What Are Human Rights?

Human rights can be defined as those basic standards without which people cannot live in dignity as human beings. Human rights are the foundation of freedom, justice, and peace. Their respect allows the individual and the community to fully develop.

The development of human rights has its roots in the struggle for freedom and equality everywhere in the world. The basis of human rights—such as respect for human life and human dignity—can be found in most religions and philosophies.

They are proclaimed in the Universal Declaration of Human Rights. Documents such as the International Covenants on Human Rights set out what governments must do and also what they must not do to respect the rights of their citizens.

Characteristics of Human Rights

Human rights do not have to be bought, earned, or inherited, they belong to people simply because they are human—human rights are inherent to each individual.

Human rights cannot be taken away; no one has the right to deprive another person of them for any reason.
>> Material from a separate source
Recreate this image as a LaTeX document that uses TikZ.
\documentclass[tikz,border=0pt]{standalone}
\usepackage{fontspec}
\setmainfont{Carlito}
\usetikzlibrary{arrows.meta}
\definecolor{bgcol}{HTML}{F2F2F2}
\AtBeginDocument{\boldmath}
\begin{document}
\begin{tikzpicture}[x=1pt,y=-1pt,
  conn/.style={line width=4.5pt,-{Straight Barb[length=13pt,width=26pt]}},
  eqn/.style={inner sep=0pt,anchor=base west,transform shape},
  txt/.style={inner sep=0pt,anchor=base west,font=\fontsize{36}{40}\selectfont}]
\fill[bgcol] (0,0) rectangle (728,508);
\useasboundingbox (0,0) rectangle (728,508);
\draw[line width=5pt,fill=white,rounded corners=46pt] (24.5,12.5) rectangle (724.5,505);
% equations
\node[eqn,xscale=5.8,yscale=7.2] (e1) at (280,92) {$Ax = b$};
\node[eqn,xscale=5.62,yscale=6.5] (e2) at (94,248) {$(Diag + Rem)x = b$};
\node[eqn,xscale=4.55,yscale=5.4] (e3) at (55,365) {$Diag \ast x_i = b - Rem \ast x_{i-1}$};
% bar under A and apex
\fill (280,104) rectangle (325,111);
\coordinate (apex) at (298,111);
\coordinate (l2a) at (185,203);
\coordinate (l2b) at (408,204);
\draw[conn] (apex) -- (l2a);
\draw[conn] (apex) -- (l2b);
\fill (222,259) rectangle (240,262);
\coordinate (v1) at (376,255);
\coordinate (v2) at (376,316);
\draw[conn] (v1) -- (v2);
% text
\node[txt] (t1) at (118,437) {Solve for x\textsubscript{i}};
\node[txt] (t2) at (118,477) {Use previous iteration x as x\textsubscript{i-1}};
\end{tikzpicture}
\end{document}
People still have human rights even when the laws of their countries do not recognize them, or when they violate them—for example, when slavery is practiced, slaves still have rights even though these rights are being violated—human rights are indivisible.

Categories of Human Rights

Human rights can be put into three categories:

  • Civil and political rights (also called first generation rights)—These are ‘liberty-orientated’ and include the rights to life, liberty and security of the individual; freedom from torture and slavery; political participation; freedom of opinion, expression, thought, conscience and religion; freedom of association and assembly.
  • Economic and social rights (also called second generation rights)—These are ‘security-orientated’ rights, for example, the rights to work, education, a reasonable standard of living; food, shelter, and health care, amongst others.
  • Environmental, cultural, and developmental rights (also called third generation rights)—These include the rights to live in an environment that is clean and protected from destruction, and rights to cultural, political, and economic development.

When we say each person has human rights, we are also saying each person has responsibilities to respect the human rights of others.

Universal Declaration of Human Rights

The most widely accepted statement of human rights in the world is the Universal Declaration of Human Rights (UDHR). Its core message is the inherent value of every human being. The Declaration was unanimously adopted December 10, 1948 by the United Nations (although eight nations abstained). It sets out a list of basic rights for everyone in the world, whatever their race, color, sex, language, religion, political or other opinion, national or social origin, property, birth or other status. It states that governments have promised to uphold certain rights, not only for their own citizens, but also for people in other countries. In other words, national borders are no barrier to helping others achieve their rights. Since 1948, the Universal Declaration has been the international standard for human rights. In 1993 a world conference of 171 states, representing 99% of the world’s population, reaffirmed its commitment to human rights.